The Rangers and Cardinals made it to the World Series last year, despite rotations that underperformed much of the way. But Dombrowski viewed that as the exception to the rule, and many would agree with him.

When the Tigers were having their troubles in July, wondering why it was they couldn't pull away from the White Sox and Indians in the weak American League Central, Dombrowski knew they needed help at second base but also wanted an upgrade for the back end of the rotation.

The deal with the Marlins for Sanchez and Omar Infante was mostly about making sure the Tigers got to October, but when scout Mike Russell recommended the deal, Dombrowski asked him a question about Sanchez.

"If we get to the postseason, will he be one of our four starters?" Dombrowski asked.

"Yes he will," Russell told him. "You'll have the same comfort level when he goes out there as you have when Doug Fister and Max Scherzer do."

It didn't happen right away. Sanchez was 1-3 with a 7.97 ERA in his first four starts after the trade. He had a 2.15 ERA from that point on, and now in 13 1/3 innings in the postseason, he has allowed just two runs.

"We're getting the Anibal we thought we would," catcher Gerald Laird said. "This is the guy we thought we got."

When Sanchez turned the corner, the entire Tiger rotation seemed to fit into place.
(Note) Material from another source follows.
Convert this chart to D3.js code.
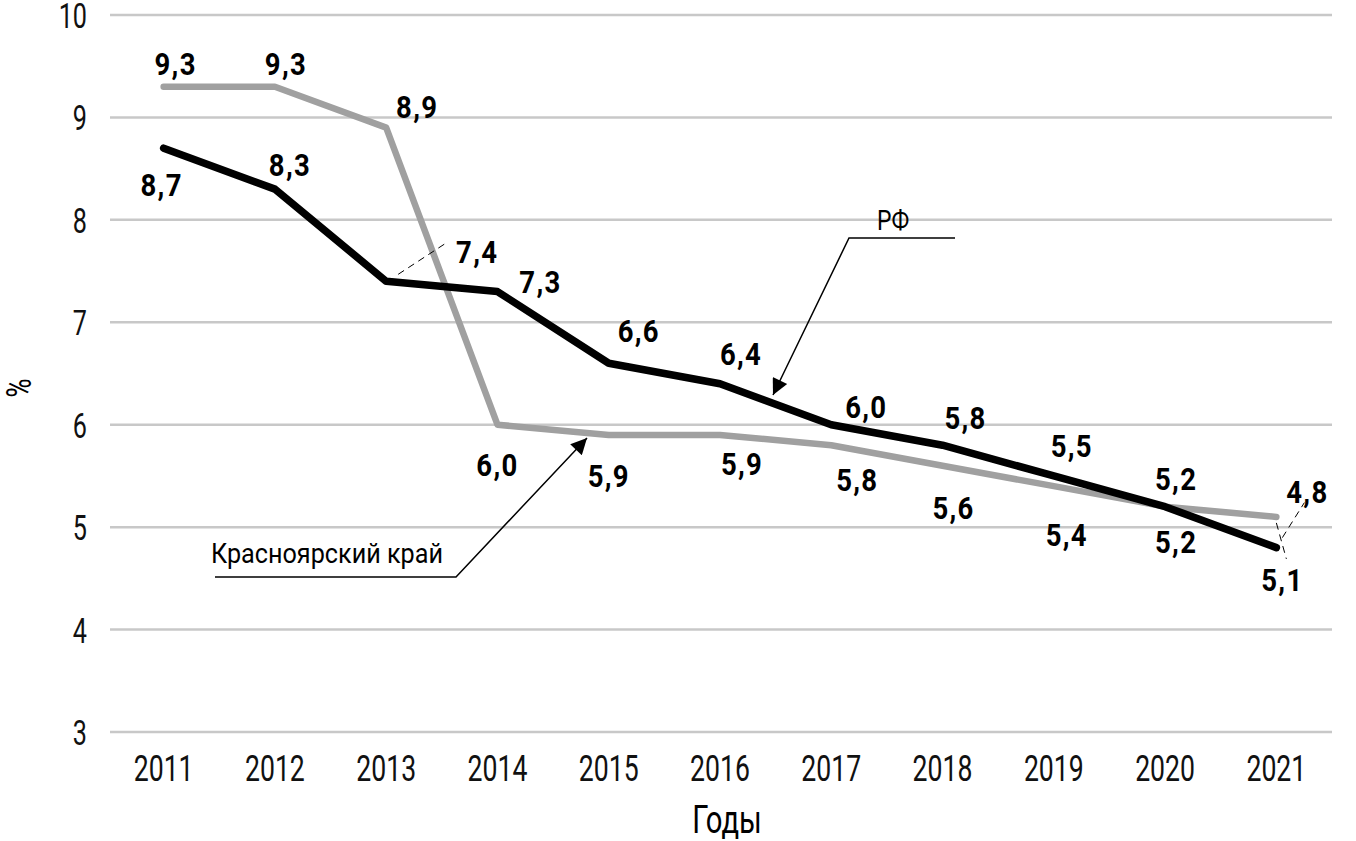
<!DOCTYPE html>
<html>
<head>
<meta charset="utf-8">
<script src="https://cdn.jsdelivr.net/npm/d3@7"></script>
<style>
  body { margin: 0; background: #fff; }
  svg { display: block; font-family: "Roboto", "DejaVu Sans Condensed", sans-serif; }
</style>
</head>
<body>
<div id="chart"></div>
<script>
// --- data ---
const years = ["2011", "2012", "2013", "2014", "2015", "2016", "2017", "2018", "2019", "2020", "2021"];
const rfValues = [8.7, 8.3, 7.4, 7.3, 6.6, 6.4, 6.0, 5.8, 5.5, 5.2, 4.8];
const krasValues = [9.3, 9.3, 8.9, 6.0, 5.9, 5.9, 5.8, 5.6, 5.4, 5.2, 5.1];
const yTicks = [3, 4, 5, 6, 7, 8, 9, 10];

// label offsets (px from the point) so labels don't collide
const rfLabelOffsets = [[-2, 37], [15, -24], [91, -29], [43, -10], [30, -32], [21, -30], [35, -18], [23, -27], [18, -30], [11, -28], [31, -56]];
const krasLabelOffsets = [[12, -23], [11, -23], [31, -21], [0, 40], [0, 41], [22, 29], [26, 35], [11, 42], [13, 49], [11, 35], [6, 63]];

const W = 1356, H = 841;
const svg = d3.select('#chart').append('svg').attr('width', W).attr('height', H);

const x = d3.scalePoint().domain(years).range([108, 1332]).padding(0.5);
const y = d3.scaleLinear().domain([3, 10]).range([732, 15]);

// condensed look: squeeze text horizontally
const tr = (px, py, sx) => `translate(${px},${py}) scale(${sx},1)`;

const defs = svg.append('defs');
defs.append('marker')
  .attr('id', 'arrow')
  .attr('viewBox', '0 0 10 10')
  .attr('refX', 10).attr('refY', 5)
  .attr('markerWidth', 24).attr('markerHeight', 16)
  .attr('markerUnits', 'userSpaceOnUse')
  .attr('orient', 'auto')
  .append('path').attr('d', 'M0,0 L10,5 L0,10 Z').attr('fill', '#000');

// gridlines
svg.append('g').selectAll('line').data(yTicks).join('line')
  .attr('x1', 110).attr('x2', 1332)
  .attr('y1', d => y(d)).attr('y2', d => y(d))
  .attr('stroke', '#c8c8c8').attr('stroke-width', 2.5);

// y tick labels
svg.append('g').selectAll('text').data(yTicks).join('text')
  .attr('transform', d => tr(87, y(d) + 13, 0.72))
  .attr('text-anchor', 'end')
  .attr('font-size', 35)
  .attr('fill', '#111')
  .text(d => d);

// x tick labels
svg.append('g').selectAll('text').data(years).join('text')
  .attr('transform', d => tr(x(d), 781, 0.72))
  .attr('text-anchor', 'middle')
  .attr('font-size', 37)
  .attr('fill', '#111')
  .text(d => d);

// axis titles
svg.append('text')
  .attr('transform', 'translate(31,388) rotate(-90) scale(0.72,1)')
  .attr('text-anchor', 'middle')
  .attr('font-size', 36)
  .text('%');
svg.append('text')
  .attr('transform', tr(727, 833, 0.75))
  .attr('text-anchor', 'middle')
  .attr('font-size', 39)
  .text('Годы');

const line = d3.line().x((d, i) => x(years[i])).y(d => y(d));

svg.append('path').datum(krasValues)
  .attr('d', line)
  .attr('fill', 'none')
  .attr('stroke', '#a0a0a0')
  .attr('stroke-width', 6.5)
  .attr('stroke-linecap', 'round')
  .attr('stroke-linejoin', 'round');

svg.append('path').datum(rfValues)
  .attr('d', line)
  .attr('fill', 'none')
  .attr('stroke', '#000')
  .attr('stroke-width', 7.5)
  .attr('stroke-linecap', 'round')
  .attr('stroke-linejoin', 'round');

const fmt = v => d3.format('.1f')(v).replace('.', ',');

// dashed leader lines for displaced labels
const leaders = [
  { x: x('2013') + 12, y: y(rfValues[2]) - 7, x2: x('2013') + 61, y2: y(rfValues[2]) - 39 },
  { x: x('2021') + 6, y: y(rfValues[10]) - 10, x2: x('2021') + 28, y2: y(rfValues[10]) - 45 },
  { x: x('2021'), y: y(krasValues[10]) + 6, x2: x('2021') + 10, y2: y(krasValues[10]) + 42 }
];
svg.append('g').selectAll('line').data(leaders).join('line')
  .attr('x1', d => d.x).attr('y1', d => d.y)
  .attr('x2', d => d.x2).attr('y2', d => d.y2)
  .attr('stroke', '#000').attr('stroke-width', 1)
  .attr('stroke-dasharray', '7,5');

function drawLabels(values, offsets) {
  svg.append('g').selectAll('text').data(values).join('text')
    .attr('transform', (d, i) => tr(x(years[i]) + offsets[i][0], y(d) + offsets[i][1] + 11, 0.86))
    .attr('text-anchor', 'middle')
    .attr('font-size', 32)
    .attr('font-weight', 'bold')
    .attr('letter-spacing', 1.5)
    .attr('fill', '#000')
    .text(d => fmt(d));
}
drawLabels(krasValues, krasLabelOffsets);
drawLabels(rfValues, rfLabelOffsets);

// series callouts
svg.append('polyline')
  .attr('points', [[955, 238], [849, 238], [773, 395]].join(' '))
  .attr('fill', 'none').attr('stroke', '#000').attr('stroke-width', 1.5)
  .attr('marker-end', 'url(#arrow)');
svg.append('text')
  .attr('transform', tr(893, 230, 0.85))
  .attr('text-anchor', 'middle')
  .attr('font-size', 27)
  .text('РФ');

svg.append('polyline')
  .attr('points', [[215, 577], [456, 577], [587, 438]].join(' '))
  .attr('fill', 'none').attr('stroke', '#000').attr('stroke-width', 1.5)
  .attr('marker-end', 'url(#arrow)');
svg.append('text')
  .attr('transform', tr(327, 563, 0.9))
  .attr('text-anchor', 'middle')
  .attr('font-size', 28)
  .text('Красноярский край');
</script>
</body>
</html>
They had a combined 4.17 ERA through the middle of August, but pitched to a combined 2.60 ERA over the season's final 41 games.

In October, they've been even better.

Dombrowski credits the pitchers, but he also credited manager Jim Leyland. Leyland strongly believes in keeping pitchers in rotation during the season, rather than skipping a starter after an off day so that Verlander can pitch more often.

"These guys are strong, come the postseason," Dombrowski said. "And that's partly because of how Jim Leyland handles them all season."

The Tigers obviously believe in their pitching plan. Exactly what that plan is, though, they'd rather not say.

"I don't want to go too deep into the thought processes we use," Dombrowski said. "But I like our pitchers."

Two wins away from a World Series, who wouldn't?